═══ Input records

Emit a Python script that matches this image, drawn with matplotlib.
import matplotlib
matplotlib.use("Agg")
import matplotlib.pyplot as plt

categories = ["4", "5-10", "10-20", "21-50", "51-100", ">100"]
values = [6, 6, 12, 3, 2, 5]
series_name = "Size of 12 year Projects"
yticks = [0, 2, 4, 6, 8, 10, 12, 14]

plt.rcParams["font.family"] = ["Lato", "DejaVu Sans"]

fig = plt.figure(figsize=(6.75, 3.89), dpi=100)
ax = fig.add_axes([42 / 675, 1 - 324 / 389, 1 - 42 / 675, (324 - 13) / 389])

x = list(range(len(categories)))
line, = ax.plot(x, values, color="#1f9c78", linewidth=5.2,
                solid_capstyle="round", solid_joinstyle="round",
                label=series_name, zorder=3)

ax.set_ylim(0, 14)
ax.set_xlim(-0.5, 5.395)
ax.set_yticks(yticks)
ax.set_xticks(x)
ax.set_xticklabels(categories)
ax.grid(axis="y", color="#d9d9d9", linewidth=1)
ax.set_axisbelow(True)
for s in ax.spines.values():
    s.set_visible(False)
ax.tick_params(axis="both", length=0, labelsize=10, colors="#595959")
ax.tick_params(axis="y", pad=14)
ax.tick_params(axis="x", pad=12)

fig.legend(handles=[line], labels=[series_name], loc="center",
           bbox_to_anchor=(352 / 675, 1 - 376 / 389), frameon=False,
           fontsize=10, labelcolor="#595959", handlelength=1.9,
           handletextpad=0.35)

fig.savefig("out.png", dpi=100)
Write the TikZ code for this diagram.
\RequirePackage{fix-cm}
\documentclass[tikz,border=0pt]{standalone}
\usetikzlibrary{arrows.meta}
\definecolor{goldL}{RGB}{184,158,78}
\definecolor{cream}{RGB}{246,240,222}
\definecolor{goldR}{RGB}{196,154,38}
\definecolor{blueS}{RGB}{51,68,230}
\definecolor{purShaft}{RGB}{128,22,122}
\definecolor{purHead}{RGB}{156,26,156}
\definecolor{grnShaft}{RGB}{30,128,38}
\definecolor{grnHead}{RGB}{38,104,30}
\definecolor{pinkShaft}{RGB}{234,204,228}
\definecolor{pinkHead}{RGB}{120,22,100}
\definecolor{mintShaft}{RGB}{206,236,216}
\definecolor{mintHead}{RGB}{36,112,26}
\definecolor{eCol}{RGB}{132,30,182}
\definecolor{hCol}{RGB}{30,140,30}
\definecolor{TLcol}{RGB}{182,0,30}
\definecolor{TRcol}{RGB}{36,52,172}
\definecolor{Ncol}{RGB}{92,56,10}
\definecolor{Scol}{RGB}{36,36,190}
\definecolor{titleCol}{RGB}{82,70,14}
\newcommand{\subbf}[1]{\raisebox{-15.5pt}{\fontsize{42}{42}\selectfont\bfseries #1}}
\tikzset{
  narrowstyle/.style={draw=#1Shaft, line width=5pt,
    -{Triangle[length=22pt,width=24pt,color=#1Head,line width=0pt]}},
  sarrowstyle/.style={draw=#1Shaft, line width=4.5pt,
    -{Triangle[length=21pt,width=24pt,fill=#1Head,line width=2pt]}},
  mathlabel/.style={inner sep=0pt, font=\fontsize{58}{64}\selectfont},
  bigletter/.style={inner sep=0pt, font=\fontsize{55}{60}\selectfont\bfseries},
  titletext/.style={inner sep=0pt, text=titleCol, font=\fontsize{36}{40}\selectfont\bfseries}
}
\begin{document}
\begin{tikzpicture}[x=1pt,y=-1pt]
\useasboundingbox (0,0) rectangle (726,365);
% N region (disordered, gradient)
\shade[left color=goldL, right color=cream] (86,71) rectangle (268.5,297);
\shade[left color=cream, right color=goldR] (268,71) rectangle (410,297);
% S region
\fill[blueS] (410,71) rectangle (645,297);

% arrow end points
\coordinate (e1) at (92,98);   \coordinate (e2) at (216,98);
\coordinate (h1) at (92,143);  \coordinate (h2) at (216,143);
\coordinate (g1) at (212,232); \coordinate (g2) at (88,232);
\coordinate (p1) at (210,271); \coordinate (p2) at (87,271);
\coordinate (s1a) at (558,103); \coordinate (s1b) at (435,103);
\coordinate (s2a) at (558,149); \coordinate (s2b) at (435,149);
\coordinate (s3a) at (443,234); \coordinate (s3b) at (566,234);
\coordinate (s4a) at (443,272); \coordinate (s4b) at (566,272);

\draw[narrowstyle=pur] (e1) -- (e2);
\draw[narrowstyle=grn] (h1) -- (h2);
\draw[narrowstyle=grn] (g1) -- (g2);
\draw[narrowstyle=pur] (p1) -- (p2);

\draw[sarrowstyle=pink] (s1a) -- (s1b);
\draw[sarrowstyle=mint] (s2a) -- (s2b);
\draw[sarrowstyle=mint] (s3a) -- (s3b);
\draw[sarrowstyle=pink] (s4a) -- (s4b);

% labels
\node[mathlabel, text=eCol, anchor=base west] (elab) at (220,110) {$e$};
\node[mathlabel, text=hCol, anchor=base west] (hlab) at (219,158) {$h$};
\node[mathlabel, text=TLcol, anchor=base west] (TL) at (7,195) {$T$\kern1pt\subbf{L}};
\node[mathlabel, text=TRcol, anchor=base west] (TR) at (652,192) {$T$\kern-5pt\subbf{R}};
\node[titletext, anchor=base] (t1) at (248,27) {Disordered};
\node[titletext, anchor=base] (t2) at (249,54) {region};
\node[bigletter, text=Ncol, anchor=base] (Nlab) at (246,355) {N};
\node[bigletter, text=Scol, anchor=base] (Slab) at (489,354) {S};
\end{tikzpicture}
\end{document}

══════

• Task to complete
The lines above should be duplicated exactly.

• Task response
Emit a Python script that matches this image, drawn with matplotlib.
import matplotlib
matplotlib.use("Agg")
import matplotlib.pyplot as plt

categories = ["4", "5-10", "10-20", "21-50", "51-100", ">100"]
values = [6, 6, 12, 3, 2, 5]
series_name = "Size of 12 year Projects"
yticks = [0, 2, 4, 6, 8, 10, 12, 14]

plt.rcParams["font.family"] = ["Lato", "DejaVu Sans"]

fig = plt.figure(figsize=(6.75, 3.89), dpi=100)
ax = fig.add_axes([42 / 675, 1 - 324 / 389, 1 - 42 / 675, (324 - 13) / 389])

x = list(range(len(categories)))
line, = ax.plot(x, values, color="#1f9c78", linewidth=5.2,
                solid_capstyle="round", solid_joinstyle="round",
                label=series_name, zorder=3)

ax.set_ylim(0, 14)
ax.set_xlim(-0.5, 5.395)
ax.set_yticks(yticks)
ax.set_xticks(x)
ax.set_xticklabels(categories)
ax.grid(axis="y", color="#d9d9d9", linewidth=1)
ax.set_axisbelow(True)
for s in ax.spines.values():
    s.set_visible(False)
ax.tick_params(axis="both", length=0, labelsize=10, colors="#595959")
ax.tick_params(axis="y", pad=14)
ax.tick_params(axis="x", pad=12)

fig.legend(handles=[line], labels=[series_name], loc="center",
           bbox_to_anchor=(352 / 675, 1 - 376 / 389), frameon=False,
           fontsize=10, labelcolor="#595959", handlelength=1.9,
           handletextpad=0.35)

fig.savefig("out.png", dpi=100)
Write the TikZ code for this diagram.
\RequirePackage{fix-cm}
\documentclass[tikz,border=0pt]{standalone}
\usetikzlibrary{arrows.meta}
\definecolor{goldL}{RGB}{184,158,78}
\definecolor{cream}{RGB}{246,240,222}
\definecolor{goldR}{RGB}{196,154,38}
\definecolor{blueS}{RGB}{51,68,230}
\definecolor{purShaft}{RGB}{128,22,122}
\definecolor{purHead}{RGB}{156,26,156}
\definecolor{grnShaft}{RGB}{30,128,38}
\definecolor{grnHead}{RGB}{38,104,30}
\definecolor{pinkShaft}{RGB}{234,204,228}
\definecolor{pinkHead}{RGB}{120,22,100}
\definecolor{mintShaft}{RGB}{206,236,216}
\definecolor{mintHead}{RGB}{36,112,26}
\definecolor{eCol}{RGB}{132,30,182}
\definecolor{hCol}{RGB}{30,140,30}
\definecolor{TLcol}{RGB}{182,0,30}
\definecolor{TRcol}{RGB}{36,52,172}
\definecolor{Ncol}{RGB}{92,56,10}
\definecolor{Scol}{RGB}{36,36,190}
\definecolor{titleCol}{RGB}{82,70,14}
\newcommand{\subbf}[1]{\raisebox{-15.5pt}{\fontsize{42}{42}\selectfont\bfseries #1}}
\tikzset{
  narrowstyle/.style={draw=#1Shaft, line width=5pt,
    -{Triangle[length=22pt,width=24pt,color=#1Head,line width=0pt]}},
  sarrowstyle/.style={draw=#1Shaft, line width=4.5pt,
    -{Triangle[length=21pt,width=24pt,fill=#1Head,line width=2pt]}},
  mathlabel/.style={inner sep=0pt, font=\fontsize{58}{64}\selectfont},
  bigletter/.style={inner sep=0pt, font=\fontsize{55}{60}\selectfont\bfseries},
  titletext/.style={inner sep=0pt, text=titleCol, font=\fontsize{36}{40}\selectfont\bfseries}
}
\begin{document}
\begin{tikzpicture}[x=1pt,y=-1pt]
\useasboundingbox (0,0) rectangle (726,365);
% N region (disordered, gradient)
\shade[left color=goldL, right color=cream] (86,71) rectangle (268.5,297);
\shade[left color=cream, right color=goldR] (268,71) rectangle (410,297);
% S region
\fill[blueS] (410,71) rectangle (645,297);

% arrow end points
\coordinate (e1) at (92,98);   \coordinate (e2) at (216,98);
\coordinate (h1) at (92,143);  \coordinate (h2) at (216,143);
\coordinate (g1) at (212,232); \coordinate (g2) at (88,232);
\coordinate (p1) at (210,271); \coordinate (p2) at (87,271);
\coordinate (s1a) at (558,103); \coordinate (s1b) at (435,103);
\coordinate (s2a) at (558,149); \coordinate (s2b) at (435,149);
\coordinate (s3a) at (443,234); \coordinate (s3b) at (566,234);
\coordinate (s4a) at (443,272); \coordinate (s4b) at (566,272);

\draw[narrowstyle=pur] (e1) -- (e2);
\draw[narrowstyle=grn] (h1) -- (h2);
\draw[narrowstyle=grn] (g1) -- (g2);
\draw[narrowstyle=pur] (p1) -- (p2);

\draw[sarrowstyle=pink] (s1a) -- (s1b);
\draw[sarrowstyle=mint] (s2a) -- (s2b);
\draw[sarrowstyle=mint] (s3a) -- (s3b);
\draw[sarrowstyle=pink] (s4a) -- (s4b);

% labels
\node[mathlabel, text=eCol, anchor=base west] (elab) at (220,110) {$e$};
\node[mathlabel, text=hCol, anchor=base west] (hlab) at (219,158) {$h$};
\node[mathlabel, text=TLcol, anchor=base west] (TL) at (7,195) {$T$\kern1pt\subbf{L}};
\node[mathlabel, text=TRcol, anchor=base west] (TR) at (652,192) {$T$\kern-5pt\subbf{R}};
\node[titletext, anchor=base] (t1) at (248,27) {Disordered};
\node[titletext, anchor=base] (t2) at (249,54) {region};
\node[bigletter, text=Ncol, anchor=base] (Nlab) at (246,355) {N};
\node[bigletter, text=Scol, anchor=base] (Slab) at (489,354) {S};
\end{tikzpicture}
\end{document}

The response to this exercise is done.